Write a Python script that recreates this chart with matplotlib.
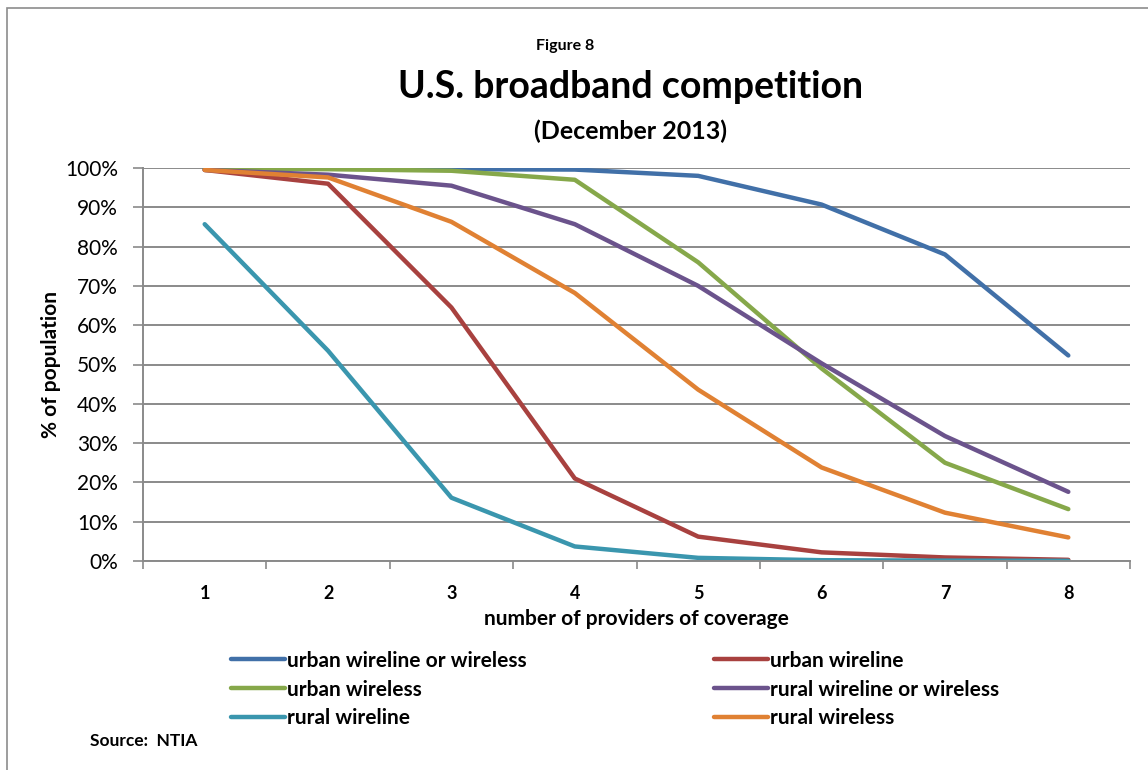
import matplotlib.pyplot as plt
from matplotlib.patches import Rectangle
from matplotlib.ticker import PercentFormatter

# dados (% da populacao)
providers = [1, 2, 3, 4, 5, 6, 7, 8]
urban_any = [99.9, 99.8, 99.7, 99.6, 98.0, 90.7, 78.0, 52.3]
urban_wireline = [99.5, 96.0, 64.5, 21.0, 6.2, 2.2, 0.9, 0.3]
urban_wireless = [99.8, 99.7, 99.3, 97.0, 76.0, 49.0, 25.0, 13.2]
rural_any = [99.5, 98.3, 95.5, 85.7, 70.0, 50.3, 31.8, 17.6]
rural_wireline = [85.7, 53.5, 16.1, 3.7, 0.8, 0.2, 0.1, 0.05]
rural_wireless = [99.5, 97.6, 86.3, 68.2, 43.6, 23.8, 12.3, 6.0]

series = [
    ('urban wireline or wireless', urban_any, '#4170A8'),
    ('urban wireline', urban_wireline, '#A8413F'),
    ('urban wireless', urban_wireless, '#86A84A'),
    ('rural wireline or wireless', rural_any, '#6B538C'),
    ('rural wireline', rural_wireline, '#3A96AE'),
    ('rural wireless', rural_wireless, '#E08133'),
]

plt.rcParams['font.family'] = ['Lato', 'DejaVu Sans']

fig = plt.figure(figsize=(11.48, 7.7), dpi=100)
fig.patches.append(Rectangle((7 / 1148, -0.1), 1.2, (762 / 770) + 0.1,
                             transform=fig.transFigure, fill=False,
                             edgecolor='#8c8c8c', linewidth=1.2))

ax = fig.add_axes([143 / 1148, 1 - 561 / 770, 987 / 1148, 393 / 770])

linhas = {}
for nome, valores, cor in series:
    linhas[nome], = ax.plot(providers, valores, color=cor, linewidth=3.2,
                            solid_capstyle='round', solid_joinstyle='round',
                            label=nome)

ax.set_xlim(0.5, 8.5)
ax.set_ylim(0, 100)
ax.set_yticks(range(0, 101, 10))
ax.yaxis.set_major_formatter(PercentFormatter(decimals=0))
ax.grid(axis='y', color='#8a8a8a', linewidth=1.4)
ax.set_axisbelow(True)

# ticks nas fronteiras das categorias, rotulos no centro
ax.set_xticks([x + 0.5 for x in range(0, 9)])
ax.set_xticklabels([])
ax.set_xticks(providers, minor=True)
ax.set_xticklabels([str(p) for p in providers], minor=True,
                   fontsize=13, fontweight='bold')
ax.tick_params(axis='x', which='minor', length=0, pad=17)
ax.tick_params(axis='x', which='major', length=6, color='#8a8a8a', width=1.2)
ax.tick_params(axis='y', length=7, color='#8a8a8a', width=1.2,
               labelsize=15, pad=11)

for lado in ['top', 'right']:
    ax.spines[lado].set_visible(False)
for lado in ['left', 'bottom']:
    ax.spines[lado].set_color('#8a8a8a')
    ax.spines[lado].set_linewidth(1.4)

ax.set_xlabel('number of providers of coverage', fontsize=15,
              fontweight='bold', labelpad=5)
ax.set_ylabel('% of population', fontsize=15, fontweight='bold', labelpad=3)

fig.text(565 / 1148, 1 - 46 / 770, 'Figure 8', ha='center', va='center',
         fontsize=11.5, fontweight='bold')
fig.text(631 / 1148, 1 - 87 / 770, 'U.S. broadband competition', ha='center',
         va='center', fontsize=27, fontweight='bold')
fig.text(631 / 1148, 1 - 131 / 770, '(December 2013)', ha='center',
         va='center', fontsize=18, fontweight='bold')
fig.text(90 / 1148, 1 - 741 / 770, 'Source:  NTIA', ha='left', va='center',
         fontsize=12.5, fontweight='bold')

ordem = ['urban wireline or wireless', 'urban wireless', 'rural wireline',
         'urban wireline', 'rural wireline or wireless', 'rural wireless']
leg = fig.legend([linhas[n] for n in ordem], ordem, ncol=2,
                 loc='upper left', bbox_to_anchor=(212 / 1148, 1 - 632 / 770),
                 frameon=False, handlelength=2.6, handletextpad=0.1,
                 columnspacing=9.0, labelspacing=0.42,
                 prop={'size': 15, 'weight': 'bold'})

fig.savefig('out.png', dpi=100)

Task to carry out → Write out each line of the listing above, exactly, from its first line to the line holding "from matplotlib.ticker import", inclusive. Skip the pictures.

Problem solution →
Write a Python script that recreates this chart with matplotlib.
import matplotlib.pyplot as plt
from matplotlib.patches import Rectangle
from matplotlib.ticker import PercentFormatter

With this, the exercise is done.